Piercy (1828) states that at St. John’s Well Clarborough, Nottinghamshire

a feast, or fair, held annually on St. John’s  day, to which the neighbouring villagers resorted to enjoy such rural sports or games as fancy might dictate.”

Similarly, the Lady Well, Longwitton Northumberland, or rather an eye well was where according to Hodgon (1820-58) where:

People met here on Midsummer Sunday and the Sunday following, when they amused themselves with leaping, eating gingerbread brought for sale to the spot, and drinking the waters of the well.”         

When such activities ceased is unclear, but in some cases it was clearly when the land use changed. This is seen at Nottinhamshire’s Hucknall’s Robin Hood’s well, when the woods kept for Midsummer dancing, was according to Marson (1965-6)  in an article called  Wells, Sources and water courses in Nottinghamshire countryside states it was turned to a pheasant reserve, the open space lawn was allowed to grass over and subsequently all dancing ceased. In Dugdale’s (1692) Monasticon Anglicanum notes that at Barnwell Cambridgeshire:

“..once a year on St John Baptist’s Eve, boys and lads met there, and amused themselves in the English fashion with wrestling matches and other games and applauded each other in singing songs and playing musical instruments. Hence by reason of the crowd that met and played there, a habit grew up that on the same day a crowd of buyers and sellers should meet in same place to do business.”       

Whether the well itself was the focus for the festivities or the festivities were focused around the well because it provided water are unclear, there are surviving and revived midsummer customs which involve bonfires and general celebrations but no wells involved.

The only custom, revived in 1956, which resembles that of the midsummer well visiting is Ashmore’s Filly Loo.  This is the only apparent celebration of springs at Midsummer is at Ashmore Dorset where a local dew pond, where by long tradition a feast was held on its banks, revived in 1956 and called Filly Loo, it is held on the Friday nearest midsummer and consists of dancing and the holding of hands around the pond at the festivities end.

Another piece of evidence perhaps for the support of a well orientated event as opposed an event with a well is the structure of the Shirehampton Holy Well, Gloucestershire which arises in:

“‘A large cave … Inside, there is crumbling masonry – the remains of an ancient shrine or hermitage – and a pool fed by a stream which seeps through the floor of the cave.

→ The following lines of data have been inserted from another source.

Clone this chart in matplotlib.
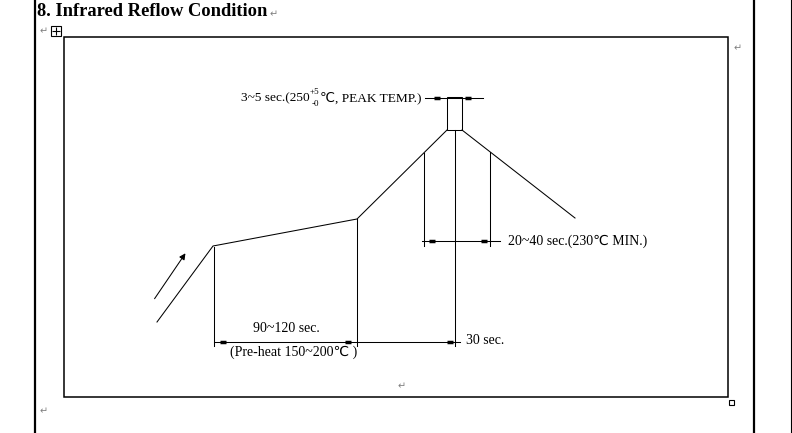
import matplotlib.pyplot as plt
from matplotlib.patches import Rectangle

# reflow profile corners (drawing coordinates, pixels)
profile_x = [157, 213, 357, 447]
profile_y = [322, 246, 219, 130]
cool_x = [462, 575]
cool_y = [130, 218]
peak_box = (447, 97, 15, 33)

# dimension lines: (x0, x1, y)
dims = [(214, 460, 342), (422, 500, 241), (425, 483, 98)]
arrow_marks = [(223, 342), (348, 342), (450, 342), (432, 241), (484, 241), (437, 98), (468, 98)]
# vertical guide lines: (x, y_top, y_bottom)
guides = [(214, 247, 346), (357, 219, 346), (455, 130, 346), (424, 153, 246), (490, 152, 246)]

labels = [
    (508, 241, "20~40 sec.(230℃ MIN.)", "left"),
    (286, 328, "90~120 sec.", "center"),
    (294, 352, "(Pre-heat 150~200℃ )", "center"),
    (466, 340, "30 sec.", "left"),
]
peak_parts = ["3~5 sec.(250", "+5", "-0", "℃, PEAK TEMP.)"]
returns = [(40, 31), (734, 48), (398, 386), (40, 411)]

fig = plt.figure(figsize=(7.92, 4.33), dpi=100)
ax = fig.add_axes([0, 0, 1, 1])
ax.set_xlim(0, 792)
ax.set_ylim(433, 0)
ax.axis("off")
fig.canvas.draw()
rend = fig.canvas.get_renderer()

fam = ["Liberation Serif", "DejaVu Sans"]

def edges(t):
    bb = t.get_window_extent(rend)
    inv = ax.transData.inverted()
    return inv.transform((bb.x0, bb.y0))[0], inv.transform((bb.x1, bb.y0))[0]

# page borders
ax.plot([35, 35], [0, 433], color="black", lw=1.6)
ax.plot([754, 754], [0, 433], color="black", lw=1.6)
ax.plot([791, 791], [0, 433], color="black", lw=0.8)
ax.add_patch(Rectangle((64, 37), 664, 360, fill=False, ec="black", lw=1.1))
ax.add_patch(Rectangle((728.5, 399.5), 5, 5, fill=False, ec="black", lw=0.8))
ax.add_patch(Rectangle((50.5, 25.5), 10, 10, fill=False, ec="black", lw=0.8))
ax.plot([55.5], [30.5], marker="+", color="black", ms=6, mew=0.8)

title = ax.text(37, 12, "8. Infrared Reflow Condition", fontsize=13.3, fontweight="bold",
                family="Liberation Serif", va="center", ha="left")
ax.text(edges(title)[1] + 2, 14, "↵", fontsize=7, color="#808080", va="center",
        ha="left", family="DejaVu Sans")
for rx, ry in returns:
    ax.text(rx, ry, "↵", fontsize=7, color="#808080", va="center", ha="left",
            family="DejaVu Sans")

lw = 0.75
ax.plot(profile_x, profile_y, color="black", lw=lw)
ax.plot(cool_x, cool_y, color="black", lw=lw)
ax.add_patch(Rectangle(peak_box[:2], peak_box[2], peak_box[3], fill=False, ec="black", lw=lw))
ax.annotate("", xy=(187, 251), xytext=(153, 301),
            arrowprops=dict(arrowstyle="-|>", color="black", lw=lw, mutation_scale=9))

for x0, x1, y in dims:
    ax.plot([x0, x1], [y, y], color="black", lw=lw)
for x, y0, y1 in guides:
    ax.plot([x, x], [y0, y1], color="black", lw=lw)
for x, y in arrow_marks:
    ax.plot([x - 3, x + 3], [y, y], color="black", lw=2.5, solid_capstyle="butt")

for x, y, s, ha in labels:
    ax.text(x, y, s, fontsize=10, family=fam, ha=ha, va="center")

# peak label with +5/-0 tolerance stacked, laid out right-to-left from the dimension line
p4 = ax.text(421, 98, peak_parts[3], fontsize=9.6, family=fam, ha="right", va="center")
xs = edges(p4)[0] - 0.5
ax.text(xs, 92, peak_parts[1], fontsize=6.5, family=fam, ha="right", va="center")
sub = ax.text(xs, 103.5, peak_parts[2], fontsize=6.5, family=fam, ha="right", va="center")
ax.text(edges(sub)[0] - 2, 98, peak_parts[0], fontsize=9.6, family=fam, ha="right", va="center")

fig.savefig("out.png", dpi=100)
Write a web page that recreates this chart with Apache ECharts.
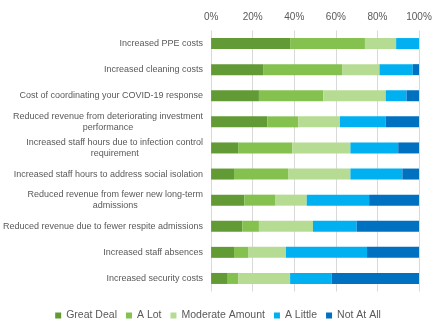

The rays of the midsummer sun are said to strike the centre of this pool, and seers used to read the future in its depths.”

It was suggested that the building was:

“duly oriented for midsummer day, so that it is clearly a mediaeval dedication to S. John Baptist.”

This unusual site may indicate the longer and deeper associations of springs and midsummer than is first supposed…or antiquarian fancy. Nowadays if you visit these wells at Midsummer you will find yourself alone…but in a way that may have been the way it had always been.